* Start *

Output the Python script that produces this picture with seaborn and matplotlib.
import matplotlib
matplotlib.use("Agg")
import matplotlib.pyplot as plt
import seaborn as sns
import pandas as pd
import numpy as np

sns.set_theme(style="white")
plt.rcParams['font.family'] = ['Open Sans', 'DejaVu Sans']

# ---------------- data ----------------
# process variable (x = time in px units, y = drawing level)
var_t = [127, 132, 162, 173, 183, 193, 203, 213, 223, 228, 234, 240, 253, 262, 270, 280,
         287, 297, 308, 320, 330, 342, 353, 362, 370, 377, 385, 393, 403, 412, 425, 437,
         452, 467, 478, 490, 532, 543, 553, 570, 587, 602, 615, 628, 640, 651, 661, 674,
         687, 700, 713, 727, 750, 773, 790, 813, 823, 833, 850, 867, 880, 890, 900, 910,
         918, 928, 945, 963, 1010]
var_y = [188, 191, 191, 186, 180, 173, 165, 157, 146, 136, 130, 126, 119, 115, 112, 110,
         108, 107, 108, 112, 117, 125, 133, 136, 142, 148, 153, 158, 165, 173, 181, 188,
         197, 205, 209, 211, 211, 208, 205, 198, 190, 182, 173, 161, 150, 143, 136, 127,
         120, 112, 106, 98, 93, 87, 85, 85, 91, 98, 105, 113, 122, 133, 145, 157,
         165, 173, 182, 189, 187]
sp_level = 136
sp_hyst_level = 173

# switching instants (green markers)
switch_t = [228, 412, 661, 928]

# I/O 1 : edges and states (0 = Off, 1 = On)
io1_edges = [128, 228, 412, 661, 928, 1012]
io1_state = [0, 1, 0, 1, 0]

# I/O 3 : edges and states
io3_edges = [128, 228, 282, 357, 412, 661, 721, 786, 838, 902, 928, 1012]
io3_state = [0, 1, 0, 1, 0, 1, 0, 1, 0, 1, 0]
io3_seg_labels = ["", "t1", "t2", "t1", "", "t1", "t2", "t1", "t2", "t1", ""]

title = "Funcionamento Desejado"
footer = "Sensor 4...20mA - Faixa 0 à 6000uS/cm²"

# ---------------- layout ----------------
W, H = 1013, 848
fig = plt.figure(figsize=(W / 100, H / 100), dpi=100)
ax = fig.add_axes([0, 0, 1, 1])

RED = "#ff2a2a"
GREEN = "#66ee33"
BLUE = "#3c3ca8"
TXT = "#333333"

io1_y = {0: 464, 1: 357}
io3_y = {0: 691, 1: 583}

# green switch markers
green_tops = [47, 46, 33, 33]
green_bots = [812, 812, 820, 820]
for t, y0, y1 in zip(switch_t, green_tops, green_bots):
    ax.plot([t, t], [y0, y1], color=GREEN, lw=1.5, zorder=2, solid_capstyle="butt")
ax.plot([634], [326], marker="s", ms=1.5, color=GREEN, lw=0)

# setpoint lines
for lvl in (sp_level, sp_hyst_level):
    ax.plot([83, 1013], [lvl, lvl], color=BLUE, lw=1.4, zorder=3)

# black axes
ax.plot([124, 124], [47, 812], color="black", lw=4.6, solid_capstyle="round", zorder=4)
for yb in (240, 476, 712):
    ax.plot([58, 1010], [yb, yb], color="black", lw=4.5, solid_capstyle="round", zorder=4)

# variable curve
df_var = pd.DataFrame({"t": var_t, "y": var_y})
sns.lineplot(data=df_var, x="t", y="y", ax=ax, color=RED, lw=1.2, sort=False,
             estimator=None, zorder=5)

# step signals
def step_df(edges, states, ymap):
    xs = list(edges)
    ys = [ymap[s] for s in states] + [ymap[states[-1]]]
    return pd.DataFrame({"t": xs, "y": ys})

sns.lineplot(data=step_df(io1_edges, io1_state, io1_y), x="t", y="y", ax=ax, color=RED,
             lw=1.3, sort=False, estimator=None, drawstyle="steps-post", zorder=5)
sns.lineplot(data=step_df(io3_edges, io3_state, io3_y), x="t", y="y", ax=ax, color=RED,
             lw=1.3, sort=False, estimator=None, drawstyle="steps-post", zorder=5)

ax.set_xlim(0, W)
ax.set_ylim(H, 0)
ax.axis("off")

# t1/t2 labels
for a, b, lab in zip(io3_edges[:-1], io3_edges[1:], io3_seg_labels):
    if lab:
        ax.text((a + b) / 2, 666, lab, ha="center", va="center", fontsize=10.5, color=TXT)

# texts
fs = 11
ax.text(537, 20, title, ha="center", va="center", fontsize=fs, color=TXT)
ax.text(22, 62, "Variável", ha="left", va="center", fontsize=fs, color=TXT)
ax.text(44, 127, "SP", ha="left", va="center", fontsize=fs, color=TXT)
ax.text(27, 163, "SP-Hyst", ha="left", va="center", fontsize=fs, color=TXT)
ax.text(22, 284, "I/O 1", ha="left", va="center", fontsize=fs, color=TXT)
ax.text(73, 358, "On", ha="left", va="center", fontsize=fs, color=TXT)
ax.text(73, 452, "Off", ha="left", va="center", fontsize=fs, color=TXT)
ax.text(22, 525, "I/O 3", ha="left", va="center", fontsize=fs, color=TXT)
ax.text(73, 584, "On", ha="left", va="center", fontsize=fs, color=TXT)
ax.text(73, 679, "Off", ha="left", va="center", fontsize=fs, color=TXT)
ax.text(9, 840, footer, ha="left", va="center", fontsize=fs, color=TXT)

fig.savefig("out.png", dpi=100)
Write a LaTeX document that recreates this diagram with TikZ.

* End *

*The problem:* Nothing should be changed: write out all of the data as is.

*Response to this exercise:*
Output the Python script that produces this picture with seaborn and matplotlib.
import matplotlib
matplotlib.use("Agg")
import matplotlib.pyplot as plt
import seaborn as sns
import pandas as pd
import numpy as np

sns.set_theme(style="white")
plt.rcParams['font.family'] = ['Open Sans', 'DejaVu Sans']

# ---------------- data ----------------
# process variable (x = time in px units, y = drawing level)
var_t = [127, 132, 162, 173, 183, 193, 203, 213, 223, 228, 234, 240, 253, 262, 270, 280,
         287, 297, 308, 320, 330, 342, 353, 362, 370, 377, 385, 393, 403, 412, 425, 437,
         452, 467, 478, 490, 532, 543, 553, 570, 587, 602, 615, 628, 640, 651, 661, 674,
         687, 700, 713, 727, 750, 773, 790, 813, 823, 833, 850, 867, 880, 890, 900, 910,
         918, 928, 945, 963, 1010]
var_y = [188, 191, 191, 186, 180, 173, 165, 157, 146, 136, 130, 126, 119, 115, 112, 110,
         108, 107, 108, 112, 117, 125, 133, 136, 142, 148, 153, 158, 165, 173, 181, 188,
         197, 205, 209, 211, 211, 208, 205, 198, 190, 182, 173, 161, 150, 143, 136, 127,
         120, 112, 106, 98, 93, 87, 85, 85, 91, 98, 105, 113, 122, 133, 145, 157,
         165, 173, 182, 189, 187]
sp_level = 136
sp_hyst_level = 173

# switching instants (green markers)
switch_t = [228, 412, 661, 928]

# I/O 1 : edges and states (0 = Off, 1 = On)
io1_edges = [128, 228, 412, 661, 928, 1012]
io1_state = [0, 1, 0, 1, 0]

# I/O 3 : edges and states
io3_edges = [128, 228, 282, 357, 412, 661, 721, 786, 838, 902, 928, 1012]
io3_state = [0, 1, 0, 1, 0, 1, 0, 1, 0, 1, 0]
io3_seg_labels = ["", "t1", "t2", "t1", "", "t1", "t2", "t1", "t2", "t1", ""]

title = "Funcionamento Desejado"
footer = "Sensor 4...20mA - Faixa 0 à 6000uS/cm²"

# ---------------- layout ----------------
W, H = 1013, 848
fig = plt.figure(figsize=(W / 100, H / 100), dpi=100)
ax = fig.add_axes([0, 0, 1, 1])

RED = "#ff2a2a"
GREEN = "#66ee33"
BLUE = "#3c3ca8"
TXT = "#333333"

io1_y = {0: 464, 1: 357}
io3_y = {0: 691, 1: 583}

# green switch markers
green_tops = [47, 46, 33, 33]
green_bots = [812, 812, 820, 820]
for t, y0, y1 in zip(switch_t, green_tops, green_bots):
    ax.plot([t, t], [y0, y1], color=GREEN, lw=1.5, zorder=2, solid_capstyle="butt")
ax.plot([634], [326], marker="s", ms=1.5, color=GREEN, lw=0)

# setpoint lines
for lvl in (sp_level, sp_hyst_level):
    ax.plot([83, 1013], [lvl, lvl], color=BLUE, lw=1.4, zorder=3)

# black axes
ax.plot([124, 124], [47, 812], color="black", lw=4.6, solid_capstyle="round", zorder=4)
for yb in (240, 476, 712):
    ax.plot([58, 1010], [yb, yb], color="black", lw=4.5, solid_capstyle="round", zorder=4)

# variable curve
df_var = pd.DataFrame({"t": var_t, "y": var_y})
sns.lineplot(data=df_var, x="t", y="y", ax=ax, color=RED, lw=1.2, sort=False,
             estimator=None, zorder=5)

# step signals
def step_df(edges, states, ymap):
    xs = list(edges)
    ys = [ymap[s] for s in states] + [ymap[states[-1]]]
    return pd.DataFrame({"t": xs, "y": ys})

sns.lineplot(data=step_df(io1_edges, io1_state, io1_y), x="t", y="y", ax=ax, color=RED,
             lw=1.3, sort=False, estimator=None, drawstyle="steps-post", zorder=5)
sns.lineplot(data=step_df(io3_edges, io3_state, io3_y), x="t", y="y", ax=ax, color=RED,
             lw=1.3, sort=False, estimator=None, drawstyle="steps-post", zorder=5)

ax.set_xlim(0, W)
ax.set_ylim(H, 0)
ax.axis("off")

# t1/t2 labels
for a, b, lab in zip(io3_edges[:-1], io3_edges[1:], io3_seg_labels):
    if lab:
        ax.text((a + b) / 2, 666, lab, ha="center", va="center", fontsize=10.5, color=TXT)

# texts
fs = 11
ax.text(537, 20, title, ha="center", va="center", fontsize=fs, color=TXT)
ax.text(22, 62, "Variável", ha="left", va="center", fontsize=fs, color=TXT)
ax.text(44, 127, "SP", ha="left", va="center", fontsize=fs, color=TXT)
ax.text(27, 163, "SP-Hyst", ha="left", va="center", fontsize=fs, color=TXT)
ax.text(22, 284, "I/O 1", ha="left", va="center", fontsize=fs, color=TXT)
ax.text(73, 358, "On", ha="left", va="center", fontsize=fs, color=TXT)
ax.text(73, 452, "Off", ha="left", va="center", fontsize=fs, color=TXT)
ax.text(22, 525, "I/O 3", ha="left", va="center", fontsize=fs, color=TXT)
ax.text(73, 584, "On", ha="left", va="center", fontsize=fs, color=TXT)
ax.text(73, 679, "Off", ha="left", va="center", fontsize=fs, color=TXT)
ax.text(9, 840, footer, ha="left", va="center", fontsize=fs, color=TXT)

fig.savefig("out.png", dpi=100)
Write a LaTeX document that recreates this diagram with TikZ.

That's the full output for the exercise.